If you quit at day 2, the employer is still on the hook for all the fees.

It can be gamed, but if you make the fees something like 30-40K, genuine employers will simply shrug as they'll amortize that over 3-4 years. Sweatshops, however, will lose bad.

My understanding is that current employment-based green card process is constrained entirely by slow turnaround by Department of Labor and USCIS, not some company shenanigans or legislative provisions for artificial delays, at least according to http://www.uscis.gov/sites/default/files/USCIS/Resources/E2e... And that slow turnaround is predicated by DoL / USCIS budgets and their ability to hire and train proper employees.
You are 100% correct.
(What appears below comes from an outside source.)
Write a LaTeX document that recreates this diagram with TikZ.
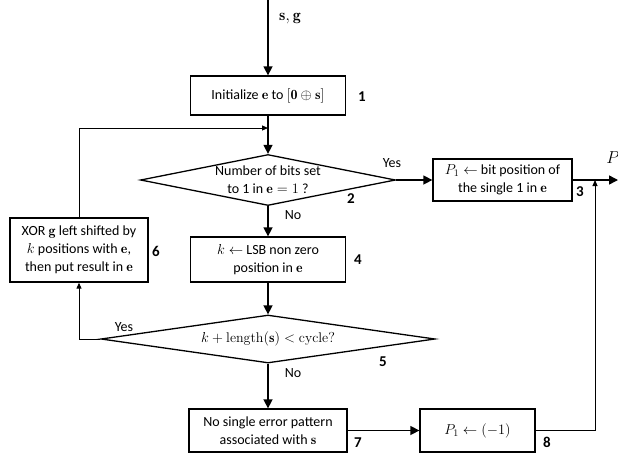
\documentclass[tikz,border=0pt]{standalone}
\usepackage{fontspec}
\setmainfont{Carlito}
\setmathrm{Latin Modern Roman}
\usetikzlibrary{shapes.geometric, arrows.meta}

\newcommand{\vb}[1]{\mbox{\fontfamily{lmr}\bfseries #1}}

\tikzset{
	stepbox/.style = {draw, line width = 1.3pt, align = center, inner sep = 2pt},
	choice/.style = {draw, line width = 1.3pt, diamond, align = center, inner sep = 0pt, aspect = 5},
	flow/.style = {line width = 1.5pt, -{Triangle[length = 9pt, width = 9pt]}},
	back/.style = {line width = 1pt, -{Triangle[length = 6pt, width = 5pt]}},
	tag/.style = {font = \fontsize{15}{18}\selectfont\bfseries},
}

\begin{document}
\begin{tikzpicture}[x = 1pt, y = -1pt, font = \fontsize{14}{18}\selectfont]
				%	frame
				\useasboundingbox (0, 0) rectangle (618, 453);
				
				\def\xm{268}
				
				%	boxes
				\node[stepbox, minimum width = 155, minimum height = 39] (init) at (\xm, 95.5) {Initialize $\vb{e}$ to $[\vb{0} \oplus \vb{s}]$};
				\node[choice, minimum width = 255, minimum height = 51] (single) at (\xm, 180) {Number of bits set\\to 1 in $\vb{e} = 1$ ?};
				\node[stepbox, minimum width = 139, minimum height = 42] (pos) at (502.5, 180) {$P_1 \leftarrow$ bit position of\\the single 1 in $\vb{e}$};
				\node[stepbox, minimum width = 155, minimum height = 45] (lsb) at (\xm, 259.5) {$k \leftarrow$ LSB non zero\\position in $\vb{e}$};
				\node[choice, minimum width = 334, minimum height = 48] (cycle) at (\xm, 339) {$k + \mathrm{length}(\vb{s}) < \mathrm{cycle?}$};
				\node[stepbox, minimum width = 138, minimum height = 64] (xor) at (79, 250) {XOR $\vb{g}$ left shifted by\\$k$ positions with $\vb{e}$,\\then put result in $\vb{e}$};
				\node[stepbox, minimum width = 158, minimum height = 43] (none) at (\xm, 430.5) {No single error pattern\\associated with $\vb{s}$};
				\node[stepbox, minimum width = 115, minimum height = 43] (fail) at (477.5, 430.5) {$P_1 \leftarrow (-1)$};
				
				%	step numbers
				\node[tag] (t1) at (362, 97) {1};
				\node[tag] (t2) at (351, 199) {2};
				\node[tag] (t3) at (580, 192) {3};
				\node[tag] (t4) at (358, 260) {4};
				\node[tag] (t5) at (383, 362) {5};
				\node[tag] (t6) at (156, 251) {6};
				\node[tag] (t7) at (358, 443) {7};
				\node[tag] (t8) at (547, 442) {8};
				
				%	ends
				\coordinate (in) at (\xm, 0);
				\coordinate (join) at (\xm, 128);
				\coordinate (merge) at (595, 180);
				\coordinate (out) at (618, 180);
				\node (sg) at (290, 19) {\fontsize{16}{18}\selectfont$\vb{s}, \vb{g}$};
				\node (pout) at (613, 158) {\fontsize{17}{18}\selectfont$P$};
				
				%	connectors
				\draw[flow] (in) -- (init);
				\draw[flow] (init) -- (single);
				\draw[flow] (single) -- (pos);
				\draw[flow] (single) -- (lsb);
				\draw[flow] (lsb) -- (cycle);
				\draw[back] (cycle.west) -| (xor.south);
				\draw[back] (xor.north) |- (join);
				\draw[flow] (cycle) -- (none);
				\draw[flow] (none) -- (fail);
				\draw[back] (fail.east) -| (merge);
				\draw[flow] (pos.east) -- (out);
				
				%	answers
				\node (yes1) at (392, 163) {Yes};
				\node (no1) at (293, 215) {No};
				\node (yes2) at (124, 327) {Yes};
				\node (no2) at (293, 373) {No};
\end{tikzpicture}
\end{document}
HOWEVER, you don't see the companies lobbying to increase the funding to DoL/USCIS.

The reason is that the choke point benefits these companies. If you cleared the backlog so that a green card was a 12 month process, the companies would quit asking for H1-B's unless they really wanted them.

not true. these green cards are given (in addition to employment based GC requirements) based on the country of birth (to maintain diversity).

If US gives X green cards to nationals of Y countries (X>>Y) in a year, each country is allocated X/Y number of green cards.

This puts Indians, Chinese and other high population countries at a disadvantage.

An Indian applying for green card in EB-3 category (minimum qualifications being undergrad degree + 3 yrs experience i think) has to wait for ~12 years from the date his gc process was started. EB-2 (advanced degree and/or 5+ yrs experience) is ~10 years (these are my ballpark numbers)

Its not the turnaround time, but the concept of diversity based green cards that slows down the process.